McCain apparently had more luck on his side of the aisle, spending much of Thursday on the phone, warming the cold feet of Republican members who had supported Shays-Meehan in previous years but were showing signs of wavering. While McCain believes that a discharge motion to move the bill to the floor may yet revive the legislation in the coming weeks, spokeswoman Nancy Ives said that the Arizona senator didn't want to talk deadlines. "We need to take things one step at a time," she said, adding that McCain, a visitor to the House, would prefer to stand back from decisions about a possible discharge motion. "Our first choice would be to have the House leadership to bring [it] up," she said.

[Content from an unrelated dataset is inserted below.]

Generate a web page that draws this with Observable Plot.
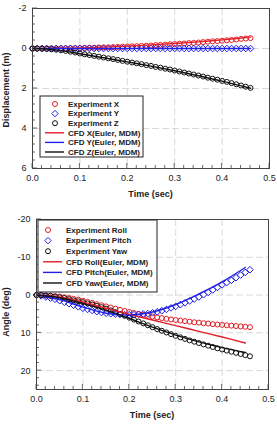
<!DOCTYPE html>
<html>
<head>
<meta charset="utf-8">
<script src="https://cdn.jsdelivr.net/npm/d3@7"></script>
<script src="https://cdn.jsdelivr.net/npm/@observablehq/plot@0.6"></script>
<style>
  body { margin: 0; background: #fff; width: 277px; height: 424px; overflow: hidden; }
  svg { display: block; }
</style>
</head>
<body>
<div id="displacement"></div>
<div id="angle"></div>
<script>
// Sample times of the measured motion (sec)
const timeExp = [
  0.00, 0.01, 0.02, 0.03, 0.04, 0.05, 0.06, 0.07, 0.08, 0.09,
  0.10, 0.11, 0.12, 0.13, 0.14, 0.15, 0.16, 0.17, 0.18, 0.19,
  0.20, 0.21, 0.22, 0.23, 0.24, 0.25, 0.26, 0.27, 0.28, 0.29,
  0.30, 0.31, 0.32, 0.33, 0.34, 0.35, 0.36, 0.37, 0.38, 0.39,
  0.40, 0.41, 0.42, 0.43, 0.44, 0.45, 0.46
];

// Measured displacement (m)
const expX = [
  0, 0, 0, 0, 0, -0.01, -0.01, -0.01, -0.02, -0.02,
  -0.02, -0.03, -0.04, -0.04, -0.05, -0.06, -0.06, -0.07, -0.08, -0.09,
  -0.10, -0.11, -0.12, -0.13, -0.14, -0.15, -0.17, -0.18, -0.19, -0.21,
  -0.22, -0.24, -0.25, -0.27, -0.28, -0.30, -0.32, -0.34, -0.36, -0.37,
  -0.39, -0.41, -0.43, -0.45, -0.48, -0.50, -0.52
];
const expY = [
  0, 0, 0, 0, 0, 0, 0, 0, 0, 0,
  0, 0, 0, 0, 0, 0, 0, 0, 0, 0,
  0, 0, 0, 0, 0, 0, 0, 0, 0, 0,
  0, 0, 0, 0, 0, 0, 0, 0, 0, 0,
  0, 0, 0, 0, 0, 0, 0
];
const expZ = [
  0, 0, 0.01, 0.02, 0.04, 0.06, 0.09, 0.12, 0.16, 0.20,
  0.25, 0.29, 0.33, 0.37, 0.41, 0.45, 0.49, 0.53, 0.57, 0.62,
  0.66, 0.70, 0.74, 0.78, 0.83, 0.87, 0.92, 0.96, 1.01, 1.05,
  1.10, 1.15, 1.20, 1.25, 1.30, 1.35, 1.40, 1.46, 1.51, 1.56,
  1.62, 1.67, 1.73, 1.79, 1.85, 1.91, 1.97
];

// CFD displacement (m)
const timeCfdDisp = [0, 0.05, 0.10, 0.15, 0.20, 0.25, 0.30, 0.35, 0.40, 0.46];
const cfdX = [0, -0.01, -0.03, -0.07, -0.12, -0.18, -0.25, -0.33, -0.43, -0.57];
const cfdY = [0, 0, 0, 0, 0, 0, 0, 0, 0, 0];
const cfdZ = [0, 0.07, 0.26, 0.46, 0.67, 0.88, 1.11, 1.36, 1.63, 1.99];

// Measured angles (deg)
const expRoll = [
  0, 0, 0.1, 0.2, 0.3, 0.4, 0.6, 0.8, 1.0, 1.2,
  1.5, 1.8, 2.1, 2.4, 2.7, 3.0, 3.3, 3.6, 3.9, 4.2,
  4.5, 4.75, 5.0, 5.25, 5.5, 5.7, 5.9, 6.1, 6.3, 6.45,
  6.6, 6.75, 6.9, 7.05, 7.2, 7.3, 7.45, 7.55, 7.7, 7.8,
  7.9, 8.0, 8.1, 8.2, 8.3, 8.4, 8.5
];
const expPitch = [
  0, 0.2, 0.5, 0.8, 1.1, 1.5, 1.9, 2.3, 2.7, 3.1,
  3.5, 3.8, 4.1, 4.4, 4.6, 4.8, 4.95, 5.05, 5.15, 5.2,
  5.2, 5.2, 5.1, 5.0, 4.9, 4.7, 4.45, 4.15, 3.8, 3.4,
  3.0, 2.55, 2.05, 1.55, 1.05, 0.5, -0.1, -0.7, -1.35, -2.0,
  -2.7, -3.3, -3.9, -4.6, -5.3, -6.0, -6.7
];
const expYaw = [
  0, 0, 0.1, 0.2, 0.4, 0.6, 0.8, 1.1, 1.4, 1.65,
  1.9, 2.2, 2.5, 2.85, 3.2, 3.6, 4.05, 4.5, 5.0, 5.5,
  6.0, 6.5, 7.0, 7.5, 8.0, 8.5, 9.0, 9.45, 9.9, 10.35,
  10.8, 11.2, 11.6, 12.0, 12.35, 12.7, 13.05, 13.4, 13.75, 14.1,
  14.4, 14.7, 15.0, 15.3, 15.6, 15.9, 16.2
];

// CFD angles (deg)
const timeCfdAngle = [0, 0.05, 0.10, 0.15, 0.20, 0.25, 0.30, 0.35, 0.40, 0.45];
const cfdRoll = [0, 0.5, 1.8, 3.5, 5.1, 6.6, 8.1, 9.6, 11.1, 12.7];
const cfdPitch = [0, 1.2, 3.2, 4.8, 5.3, 4.5, 2.5, -0.3, -3.5, -7.3];
const cfdYaw = [0, 0.7, 2.2, 4.0, 6.2, 8.5, 10.6, 12.4, 13.9, 15.2];

// Axis ticks
const timeTicks = [0, 0.1, 0.2, 0.3, 0.4, 0.5];
const dispTicks = [-2, 0, 2, 4, 6];
const angleTicks = [-20, -10, 0, 10, 20];

const RED = "#e41e26", BLUE = "#2020e6", BLACK = "#111";
const FONT = "Liberation Sans, Arial, sans-serif";

function rows(ts, vs) { return ts.map((t, i) => ({t, v: vs[i]})); }

function panel({el, yDomain, yTicks, yMinorStep, margin, exp, cfd, yTitle, yTitleY, xTitleY, legend}) {
  const W = 277, H = 212;
  const marks = [
    Plot.ruleX(timeTicks, {stroke: "#cfcfcf", strokeDasharray: "7,3", strokeWidth: 0.8}),
    Plot.ruleY(yTicks, {stroke: "#cfcfcf", strokeDasharray: "7,3", strokeWidth: 0.8}),
    Plot.axisX(timeTicks, {tickSize: 0, tickPadding: margin.xPad, tickFormat: d3.format(".1f"),
      fontSize: 9, fill: "#222", label: null}),
    Plot.axisY(yTicks, {tickSize: 0, tickPadding: margin.yPad, tickFormat: d => `${d}`,
      fontSize: 9, fill: "#222", label: null}),
  ];
  for (const s of exp) {
    marks.push(Plot.dot(rows(timeExp, s.values), {x: "t", y: "v", stroke: s.color, fill: "none",
      strokeWidth: 1, symbol: s.symbol, r: s.symbol === "circle" ? 2.5 : 3}));
  }
  for (const s of cfd) {
    marks.push(Plot.line(rows(s.time, s.values), {x: "t", y: "v", stroke: s.color,
      strokeWidth: 1.4, curve: "catmull-rom"}));
  }
  marks.push(Plot.frame({stroke: "#444", strokeWidth: 1}));

  const chart = Plot.plot({
    width: W, height: H,
    marginTop: margin.top, marginRight: margin.right, marginBottom: margin.bottom, marginLeft: margin.left,
    style: {fontFamily: FONT, background: "#fff"},
    x: {domain: [0, 0.5], axis: null},
    y: {domain: yDomain, axis: null},
    marks
  });

  const svg = d3.select(chart);
  const sx = chart.scale("x"), sy = chart.scale("y");
  const x0 = margin.left, x1 = W - margin.right, yB = H - margin.bottom;

  // inward tick marks on the bottom and left edges
  const g = svg.append("g").attr("stroke", "#444").attr("stroke-width", 0.8);
  for (const t of d3.range(0, 0.5001, 0.02)) {
    const major = timeTicks.some(m => Math.abs(m - t) < 1e-6);
    const px = sx.apply(t);
    g.append("line").attr("x1", px).attr("x2", px).attr("y1", yB).attr("y2", yB - (major ? 5 : 3));
  }
  const lo = Math.min(...yDomain), hi = Math.max(...yDomain);
  for (let v = lo; v <= hi + 1e-6; v += yMinorStep) {
    const major = yTicks.some(m => Math.abs(m - v) < 1e-6);
    const py = sy.apply(v);
    g.append("line").attr("x1", x0).attr("x2", x0 + (major ? 5 : 3)).attr("y1", py).attr("y2", py);
  }

  // axis titles
  svg.append("text").attr("x", (x0 + x1) / 2).attr("y", xTitleY).attr("text-anchor", "middle")
    .attr("font-family", FONT).attr("font-size", 9).attr("font-weight", "bold").attr("fill", "#222")
    .text("Time (sec)");
  svg.append("text").attr("transform", `translate(9,${yTitleY}) rotate(-90)`).attr("text-anchor", "middle")
    .attr("font-family", FONT).attr("font-size", 9).attr("font-weight", "bold").attr("fill", "#222")
    .text(yTitle);

  // legend box
  const L = svg.append("g").attr("text-anchor", "start");
  L.append("rect").attr("x", legend.x).attr("y", legend.y).attr("width", legend.w).attr("height", legend.h)
    .attr("fill", "#fff").attr("stroke", "#222").attr("stroke-width", 1);
  const entries = [
    ...exp.map(s => ({label: s.label, color: s.color, symbol: s.symbol})),
    ...cfd.map(s => ({label: s.label, color: s.color, line: true}))
  ];
  entries.forEach((e, i) => {
    const cy = legend.y + legend.first + i * legend.step;
    const cx = legend.x + legend.sym;
    if (e.line) {
      L.append("line").attr("x1", legend.x + legend.line[0]).attr("x2", legend.x + legend.line[1])
        .attr("y1", cy).attr("y2", cy)
        .attr("stroke", e.color).attr("stroke-width", 1.4);
    } else if (e.symbol === "circle") {
      L.append("circle").attr("cx", cx).attr("cy", cy).attr("r", 2.5)
        .attr("fill", "none").attr("stroke", e.color).attr("stroke-width", 1);
    } else {
      L.append("path").attr("d", `M${cx},${cy - 3.2}L${cx + 3.2},${cy}L${cx},${cy + 3.2}L${cx - 3.2},${cy}Z`)
        .attr("fill", "none").attr("stroke", e.color).attr("stroke-width", 1);
    }
    L.append("text").attr("x", legend.x + legend.text).attr("y", cy).attr("dy", "0.35em")
      .attr("text-anchor", "start")
      .attr("font-family", FONT).attr("font-size", 8).attr("font-weight", "bold").attr("fill", "#222")
      .text(e.label);
  });

  document.getElementById(el).appendChild(chart);
}

panel({
  el: "displacement",
  yDomain: [6, -2], yTicks: dispTicks, yMinorStep: 0.4,
  margin: {top: 8, right: 8, bottom: 44, left: 32, xPad: 6, yPad: 6},
  yTitle: "Displacement (m)", yTitleY: 90, xTitleY: 197,
  exp: [
    {label: "Experiment X", values: expX, color: RED, symbol: "circle"},
    {label: "Experiment Y", values: expY, color: BLUE, symbol: "diamond2"},
    {label: "Experiment Z", values: expZ, color: BLACK, symbol: "circle"}
  ],
  cfd: [
    {label: "CFD X(Euler, MDM)", time: timeCfdDisp, values: cfdX, color: RED},
    {label: "CFD Y(Euler, MDM)", time: timeCfdDisp, values: cfdY, color: BLUE},
    {label: "CFD Z(Euler, MDM)", time: timeCfdDisp, values: cfdZ, color: BLACK}
  ],
  legend: {x: 40, y: 96, w: 103, h: 61, first: 8, step: 9.6, sym: 15, line: [5, 24], text: 28}
});

panel({
  el: "angle",
  yDomain: [25, -20], yTicks: angleTicks, yMinorStep: 2,
  margin: {top: 7, right: 9, bottom: 35, left: 36, xPad: 6, yPad: 6},
  yTitle: "Angle (deg)", yTitleY: 100, xTitleY: 206,
  exp: [
    {label: "Experiment Roll", values: expRoll, color: RED, symbol: "circle"},
    {label: "Experiment Pitch", values: expPitch, color: BLUE, symbol: "diamond2"},
    {label: "Experiment Yaw", values: expYaw, color: BLACK, symbol: "circle"}
  ],
  cfd: [
    {label: "CFD Roll(Euler, MDM)", time: timeCfdAngle, values: cfdRoll, color: RED},
    {label: "CFD Pitch(Euler, MDM)", time: timeCfdAngle, values: cfdPitch, color: BLUE},
    {label: "CFD Yaw(Euler, MDM)", time: timeCfdAngle, values: cfdYaw, color: BLACK}
  ],
  legend: {x: 38, y: 8, w: 119, h: 72, first: 10, step: 10.6, sym: 10, line: [5, 24], text: 28}
});
</script>
</body>
</html>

As the Republican co-sponsor, Shays would naturally take the lead on the bill's resurrection, but he seemed near despair over the ugliness surrounding the bill's tumble. After the vote to stop the Republican rule change -- and ultimately stop his bill -- Shays walked away from the House floor, arm in arm with his wife, resting his head on her shoulder. His press secretary waved off reporters, asking that Shays be allowed some time alone.